The soul was required to pass through a series of gates at different stages in the journey, corresponding to the journey of the sun through the underworld during the night hours. Each gate was associated with the different goddess, and required that the deceased recognized the particular character of the deity. The text implied that some people passed through unharmed, but that others suffered torment in a lake of fire.
The Book of Caverns first of all describes the journey of the sun god Ra from the Western horizon to the Eastern horizon through the 6 caverns of the Underworld, focusing on the interaction between the sun god and the creatures that he meets in charge of the inhabitants of it, including rewards for the righteous and punishments for the enemies of the Worldly Order, those who fail their judgment against the feather. Important landmarks on this journey are: -The Cavern of the Justified Deceased. -The Cavern of Osiris's corpse and the sun god's own 2 divine bodies. -The Exit of the Underworld for the sun rise. The book is one of the best sources of information about the concept of hell.
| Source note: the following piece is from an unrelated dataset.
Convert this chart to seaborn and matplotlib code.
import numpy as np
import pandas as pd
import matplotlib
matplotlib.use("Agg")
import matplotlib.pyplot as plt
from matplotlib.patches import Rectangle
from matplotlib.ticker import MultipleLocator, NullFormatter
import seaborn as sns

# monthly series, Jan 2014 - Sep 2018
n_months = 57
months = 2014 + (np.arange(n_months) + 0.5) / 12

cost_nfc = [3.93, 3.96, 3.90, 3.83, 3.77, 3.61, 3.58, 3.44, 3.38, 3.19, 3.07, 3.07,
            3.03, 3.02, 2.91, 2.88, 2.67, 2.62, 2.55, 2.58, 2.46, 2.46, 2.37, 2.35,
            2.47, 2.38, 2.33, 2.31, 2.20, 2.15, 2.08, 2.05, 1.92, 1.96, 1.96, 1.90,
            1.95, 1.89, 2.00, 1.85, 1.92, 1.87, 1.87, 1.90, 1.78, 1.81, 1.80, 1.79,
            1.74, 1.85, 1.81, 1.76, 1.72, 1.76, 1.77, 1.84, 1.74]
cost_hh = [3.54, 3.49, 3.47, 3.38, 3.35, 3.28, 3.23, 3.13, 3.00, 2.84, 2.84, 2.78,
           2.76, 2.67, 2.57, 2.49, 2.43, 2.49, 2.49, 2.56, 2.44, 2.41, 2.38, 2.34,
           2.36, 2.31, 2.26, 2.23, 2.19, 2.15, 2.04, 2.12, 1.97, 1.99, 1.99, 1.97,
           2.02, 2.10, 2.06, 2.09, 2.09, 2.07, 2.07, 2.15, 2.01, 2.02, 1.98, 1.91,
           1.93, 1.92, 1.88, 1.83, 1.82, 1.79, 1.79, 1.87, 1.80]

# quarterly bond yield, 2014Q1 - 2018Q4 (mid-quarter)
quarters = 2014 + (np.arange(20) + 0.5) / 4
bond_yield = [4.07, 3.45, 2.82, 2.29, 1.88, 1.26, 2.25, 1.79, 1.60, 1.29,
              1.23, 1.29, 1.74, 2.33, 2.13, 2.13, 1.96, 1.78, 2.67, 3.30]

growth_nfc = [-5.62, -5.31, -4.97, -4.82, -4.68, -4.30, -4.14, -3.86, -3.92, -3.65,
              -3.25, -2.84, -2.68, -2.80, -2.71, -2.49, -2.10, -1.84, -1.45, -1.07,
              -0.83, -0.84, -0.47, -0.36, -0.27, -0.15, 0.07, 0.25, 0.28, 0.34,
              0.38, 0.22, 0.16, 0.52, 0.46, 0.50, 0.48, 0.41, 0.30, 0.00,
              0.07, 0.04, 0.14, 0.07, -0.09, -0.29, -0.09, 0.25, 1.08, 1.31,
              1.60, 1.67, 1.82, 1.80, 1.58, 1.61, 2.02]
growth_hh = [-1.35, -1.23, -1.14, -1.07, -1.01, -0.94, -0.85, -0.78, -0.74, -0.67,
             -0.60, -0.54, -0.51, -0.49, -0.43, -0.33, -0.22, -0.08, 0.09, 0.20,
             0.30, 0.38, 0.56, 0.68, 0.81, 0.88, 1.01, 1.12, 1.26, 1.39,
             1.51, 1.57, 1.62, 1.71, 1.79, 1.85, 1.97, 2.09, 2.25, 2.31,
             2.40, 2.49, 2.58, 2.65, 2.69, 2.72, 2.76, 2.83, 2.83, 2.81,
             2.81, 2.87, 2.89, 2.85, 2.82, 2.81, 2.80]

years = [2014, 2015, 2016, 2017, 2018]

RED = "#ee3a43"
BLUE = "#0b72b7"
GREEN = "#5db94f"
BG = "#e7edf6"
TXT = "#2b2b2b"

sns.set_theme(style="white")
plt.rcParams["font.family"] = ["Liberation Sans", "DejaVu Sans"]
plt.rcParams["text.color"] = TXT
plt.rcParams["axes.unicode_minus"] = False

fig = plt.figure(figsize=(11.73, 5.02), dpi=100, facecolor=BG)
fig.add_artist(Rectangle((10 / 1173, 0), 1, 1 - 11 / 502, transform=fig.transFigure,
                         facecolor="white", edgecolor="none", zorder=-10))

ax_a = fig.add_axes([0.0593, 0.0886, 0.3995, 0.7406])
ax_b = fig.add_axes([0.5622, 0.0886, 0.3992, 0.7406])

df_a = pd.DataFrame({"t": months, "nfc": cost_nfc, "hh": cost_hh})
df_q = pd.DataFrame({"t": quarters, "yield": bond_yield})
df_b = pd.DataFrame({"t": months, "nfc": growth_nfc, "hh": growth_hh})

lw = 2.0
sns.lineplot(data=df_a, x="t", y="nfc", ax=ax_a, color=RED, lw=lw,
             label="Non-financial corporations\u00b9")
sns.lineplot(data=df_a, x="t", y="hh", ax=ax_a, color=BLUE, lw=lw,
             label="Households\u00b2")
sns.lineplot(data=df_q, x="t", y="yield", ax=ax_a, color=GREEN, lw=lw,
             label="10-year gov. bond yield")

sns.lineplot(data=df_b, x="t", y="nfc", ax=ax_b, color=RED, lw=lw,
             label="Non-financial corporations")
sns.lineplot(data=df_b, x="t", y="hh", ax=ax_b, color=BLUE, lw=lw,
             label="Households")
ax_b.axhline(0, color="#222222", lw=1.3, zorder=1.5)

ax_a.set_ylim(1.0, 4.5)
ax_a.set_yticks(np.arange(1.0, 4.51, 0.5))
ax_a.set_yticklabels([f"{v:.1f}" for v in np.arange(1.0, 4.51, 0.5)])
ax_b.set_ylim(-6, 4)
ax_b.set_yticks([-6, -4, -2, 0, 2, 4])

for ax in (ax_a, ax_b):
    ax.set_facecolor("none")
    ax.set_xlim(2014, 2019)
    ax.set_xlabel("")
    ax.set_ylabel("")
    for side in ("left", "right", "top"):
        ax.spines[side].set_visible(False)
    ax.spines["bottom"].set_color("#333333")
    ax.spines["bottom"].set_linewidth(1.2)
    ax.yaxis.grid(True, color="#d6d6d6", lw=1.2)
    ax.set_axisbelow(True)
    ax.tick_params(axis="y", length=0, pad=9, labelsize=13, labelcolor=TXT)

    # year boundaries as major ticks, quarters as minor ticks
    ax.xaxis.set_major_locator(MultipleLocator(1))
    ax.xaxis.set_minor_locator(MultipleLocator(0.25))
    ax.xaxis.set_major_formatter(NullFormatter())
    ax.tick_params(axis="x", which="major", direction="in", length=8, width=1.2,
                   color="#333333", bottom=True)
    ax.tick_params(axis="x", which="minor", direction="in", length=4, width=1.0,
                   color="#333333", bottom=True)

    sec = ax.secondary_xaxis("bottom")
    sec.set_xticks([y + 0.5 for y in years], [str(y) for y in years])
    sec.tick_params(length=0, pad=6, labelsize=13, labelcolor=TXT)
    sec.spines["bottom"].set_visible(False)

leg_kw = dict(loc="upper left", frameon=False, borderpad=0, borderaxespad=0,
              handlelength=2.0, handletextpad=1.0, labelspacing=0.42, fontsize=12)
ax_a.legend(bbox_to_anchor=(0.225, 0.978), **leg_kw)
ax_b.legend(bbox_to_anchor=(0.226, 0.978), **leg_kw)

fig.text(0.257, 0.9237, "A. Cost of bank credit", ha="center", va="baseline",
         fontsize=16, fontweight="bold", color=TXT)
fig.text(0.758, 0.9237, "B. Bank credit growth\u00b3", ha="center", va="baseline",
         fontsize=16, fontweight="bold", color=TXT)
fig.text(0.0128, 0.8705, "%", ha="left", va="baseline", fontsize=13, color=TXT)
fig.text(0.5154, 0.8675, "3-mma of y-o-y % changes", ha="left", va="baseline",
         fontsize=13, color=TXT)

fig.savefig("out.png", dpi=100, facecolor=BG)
During this journey, the sun god passes over the Cavern of Hell, in which the enemies of the World Order (enemies of the sun god and Osiris) are being destroyed. The book also give hints on the topographical structure of the Underworld. The first known almost complete version of the book was located in the Osireion by excavating the site in 1902 through 1903. It was found directly across from the Book of Gates within the entrance passage on the left wall. The Osireion is an ancient temple located in Abydos, to the rear of the temple of Seti I. It is an integral part of Seti's funeral complex. It was originally built at a considerable lower level than the foundations of the temple of Seti.
The ancient Book of the Dead consisted of a number of texts intended to assist a dead person's journey through the Duat, or Underworld, and into the afterlife, and written by many trained priests over a period of 1000 years. It was most written in hieroglyphic script on a papyrus scroll, and often illustrated a plot, with a short impressionistic scene that focused on one moment or character giving a trenchant impression about the character's specific traits, and a detailed scene of the world, . It was more than evoking meaning through imagery in a short descriptive passage.
The surviving papyri contain a varying selection of rituals and texts that vary considerably in their illustration, that give the impression that priests had their own copies of the Book of Dead.